The Impact on Boys Searching for Manhood
Boys without involved fathers may search for manhood in whatever model is closest. That model may come from a coach, uncle, grandfather, teacher, neighbor, older cousin, pastor, employer, or mentor. It may also come from social media personalities, gangs, celebrities, or peers who confuse masculinity with aggression, emotional coldness, sexual conquest, or money.
We cannot assume boys need fathers only for discipline. Boys need tenderness from men, too. They need to see that a man can be strong without being cruel, protective without being controlling, confident without humiliating others, and emotional without being weak. When a father is absent, positive male mentorship can help fill part of the gap, but it works best when it is consistent and rooted in trust.
The Impact on Girls and Future Relationships
Girls with absent fathers may also carry deep questions about worth, safety, and love. Some may become overly cautious around men. Others may accept poor treatment because inconsistent attention feels familiar. Some may seek older partners, unavailable partners, or emotionally distant partners because the pattern echoes childhood. Others may become fiercely independent and avoid vulnerability altogether.
We should not turn this into a stereotype. Many women raised without fathers develop strong boundaries, confidence, wisdom, and emotional intelligence. Still, the father wound can shape how a girl learns to receive affection, evaluate respect, and set standards. A present, loving father can help normalize healthy attention. When he is absent, other trusted adults must be intentional about teaching dignity, boundaries, and self-respect.
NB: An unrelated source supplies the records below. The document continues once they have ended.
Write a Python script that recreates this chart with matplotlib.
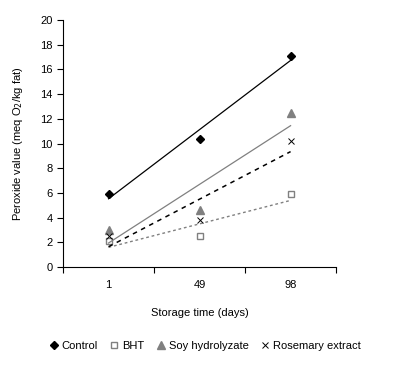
import numpy as np
import matplotlib
matplotlib.use('Agg')
import matplotlib.pyplot as plt

plt.rcParams['font.family'] = ['Liberation Sans', 'DejaVu Sans']

days = ['1', '49', '98']
control = [5.9, 10.4, 17.1]
bht = [2.1, 2.5, 5.9]
soy = [3.0, 4.6, 12.5]
rosemary = [2.5, 3.8, 10.2]

fig = plt.figure(figsize=(3.94, 3.72), dpi=100)
ax = fig.add_axes([0.16, 0.282, 0.693, 0.664])

x = np.arange(1, len(days) + 1)

series = [
    ('Control', control, dict(marker='D', color='black', ms=3.8, mfc='black', mec='black', ls='none'),
     dict(color='black', lw=0.9, ls='-')),
    ('BHT', bht, dict(marker='s', color='#808080', ms=5, mfc='white', mec='#808080', mew=1, ls='none'),
     dict(color='#808080', lw=1.0, ls=(0, (2, 2)))),
    ('Soy hydrolyzate', soy, dict(marker='^', color='#808080', ms=5.5, mfc='#808080', mec='#808080', ls='none'),
     dict(color='#808080', lw=0.9, ls='-')),
    ('Rosemary extract', rosemary, dict(marker='x', color='black', ms=4.5, mew=0.7, ls='none'),
     dict(color='black', lw=1.1, ls=(0, (3, 3)))),
]

handles = []
for name, vals, mstyle, lstyle in series:
    h, = ax.plot(x, vals, label=name, **mstyle)
    handles.append(h)
    k, b = np.polyfit(x, vals, 1)
    ax.plot(x, k * x + b, **lstyle)

ax.set_xlim(0.5, 3.5)
ax.set_ylim(0, 20)
ax.set_yticks(range(0, 21, 2))
ax.set_xticks([0.5, 1.5, 2.5, 3.5])
ax.set_xticklabels([])
ax.set_xticks(x, minor=True)
ax.set_xticklabels(days, minor=True)
ax.tick_params(axis='x', which='minor', length=0, pad=9)
ax.tick_params(axis='both', which='major', direction='out', length=4, width=0.8, labelsize=8)
ax.tick_params(axis='x', which='minor', labelsize=8)
for s in ['top', 'right']:
    ax.spines[s].set_visible(False)
for s in ['left', 'bottom']:
    ax.spines[s].set_linewidth(0.8)

ax.set_xlabel('Storage time (days)', fontsize=8, labelpad=13)
ax.set_ylabel('Peroxide value (meq O$_2$/kg fat)', fontsize=8, labelpad=11)

fig.legend(handles=handles, loc='center', bbox_to_anchor=(0.52, 0.07), ncol=4,
           frameon=False, fontsize=8, handlelength=0.8, handletextpad=0.3,
           columnspacing=1.1)

fig.savefig('out.png', dpi=100)
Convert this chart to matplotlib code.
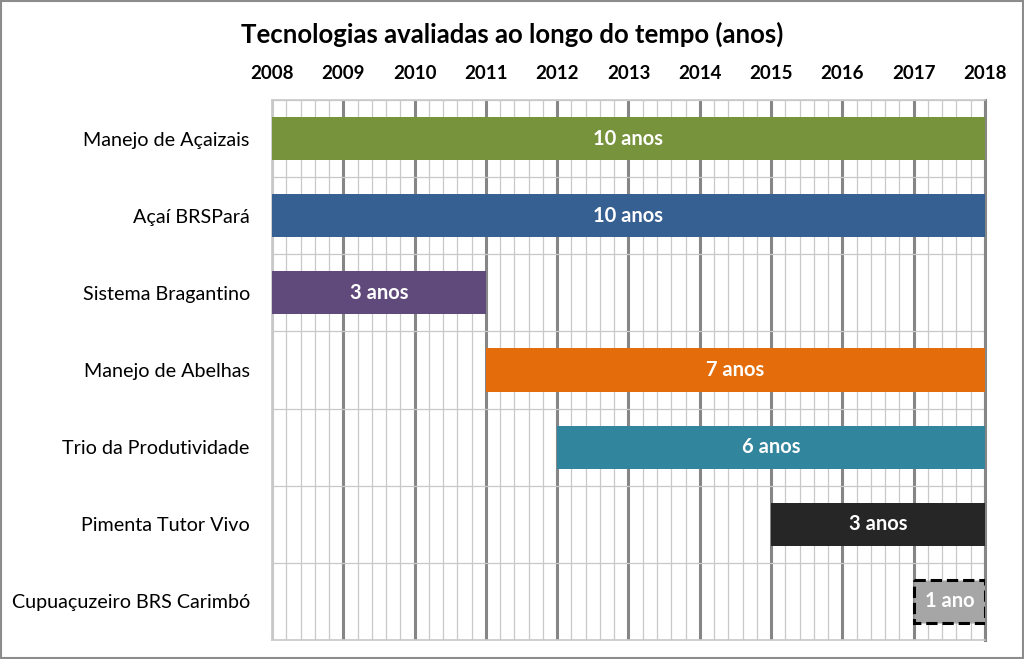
import matplotlib
matplotlib.use('Agg')
import matplotlib.pyplot as plt
from matplotlib.patches import Rectangle
import numpy as np

plt.rcParams['font.family'] = ['Lato', 'DejaVu Sans']

# dados: tecnologias e anos de início/fim
tecnologias = ["Manejo de Açaizais", "Açaí BRSPará", "Sistema Bragantino", "Manejo de Abelhas",
               "Trio da Produtividade", "Pimenta Tutor Vivo", "Cupuaçuzeiro BRS Carimbó"]
inicio = [2008, 2008, 2008, 2011, 2012, 2015, 2017]
fim = [2018, 2018, 2011, 2018, 2018, 2018, 2018]
cores = ["#77933C", "#376092", "#604A7B", "#E46C0A", "#31859C", "#262626", "#A6A6A6"]
anos = list(range(2008, 2019))

fig = plt.figure(figsize=(10.24, 6.59), dpi=100)
ax = fig.add_axes([272 / 1024, 1 - 640 / 659, 713 / 1024, 540 / 659])

y = np.arange(len(tecnologias))
duracao = [f - i for i, f in zip(inicio, fim)]

# grade
ax.set_xlim(anos[0], anos[-1])
ax.set_ylim(len(tecnologias) - 0.5, -0.5)
ax.set_xticks(anos)
ax.set_xticks(np.arange(anos[0], anos[-1] + 0.01, 0.2), minor=True)
ax.set_yticks(y)
ax.set_yticks(np.arange(-0.5, len(tecnologias), 0.5), minor=True)
ax.grid(which='minor', color='#C8C8C8', lw=0.9)
ax.grid(which='major', axis='x', color='#868686', lw=2.2)
ax.xaxis.get_gridlines()[0].set_color('#C8C8C8')
ax.set_axisbelow(True)

for s in ['top', 'bottom', 'left']:
    ax.spines[s].set_color('#C8C8C8')
    ax.spines[s].set_linewidth(1.2)
ax.spines['right'].set_color('#868686')
ax.spines['right'].set_linewidth(2.2)

# barras
for k in range(len(tecnologias)):
    ultimo = k == len(tecnologias) - 1
    ax.barh(y[k], duracao[k], left=inicio[k], height=0.56, color=cores[k],
            edgecolor='black' if ultimo else 'none', lw=2.2 if ultimo else 0,
            ls='--' if ultimo else '-', zorder=3)
    txt = "1 ano" if duracao[k] == 1 else f"{duracao[k]} anos"
    ax.text(inicio[k] + duracao[k] / 2, y[k], txt, ha='center', va='center',
            color='white', fontsize=14.5, fontweight='bold', zorder=4)

ax.xaxis.tick_top()
ax.tick_params(axis='x', which='both', length=0, pad=13, labelsize=13.5)
for lbl in ax.get_xticklabels():
    lbl.set_fontweight('bold')
ax.set_yticklabels(tecnologias, fontsize=14.2)
ax.tick_params(axis='y', which='both', length=0, pad=16)

fig.text(0.5, 0.948, "Tecnologias avaliadas ao longo do tempo (anos)", ha='center', va='center',
         fontsize=18.5, fontweight='bold')

# moldura da figura
fig.patches.append(Rectangle((0.001, 0.001), 0.998, 0.998, transform=fig.transFigure,
                             fill=False, edgecolor='#8C8C8C', lw=1.5))

plt.savefig('out.png', dpi=100)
Father Absence, Anger, and Behavior Problems

Anger is one of the most common masks for grief. A child may not have the words to say, “I miss my father,” or “I feel rejected.” Instead, they may slam doors, fight, talk back, withdraw, break rules, or become difficult at school. Adults may respond only to the behavior and miss the pain behind it.
Children need discipline, but they also need interpretation. We have to ask what the behavior is protecting. Is the child angry because they feel abandoned? Are they testing whether adults will stay? Are they copying a father’s emotional distance? Are they ashamed of wanting someone who keeps disappointing them? When we answer those questions, discipline becomes more than punishment. It becomes guidance.
Protective Factors That Help Children With Absentee Fathers
Father’s absence can hurt, but it does not have to define a child’s future. Protective relationships can soften the damage. A loving mother, grandparent, uncle, aunt, teacher, coach, mentor, counselor, older sibling, or community leader can help a child feel seen and supported. The key is consistency. Children need adults who keep promises, show up repeatedly, and make them feel safe.
Routines also help. Stable meals, bedtime patterns, homework time, school involvement, spiritual community, sports, arts, counseling, and honest conversation can give children structure when one parent is missing. We should not pretend these supports replace a father completely. They do not erase the wound. But they can give the child tools, language, confidence, and belonging.
Conclusion
The impact of absentee fathers is not just a private family issue. It reaches into classrooms, friendships, mental health, dating patterns, community safety, poverty, and the way children learn to see themselves. A father’s absence can leave a child carrying questions they never deserved to carry. A father’s presence, when healthy and consistent, can give a child confidence, guidance, emotional safety, and a stronger foundation for life.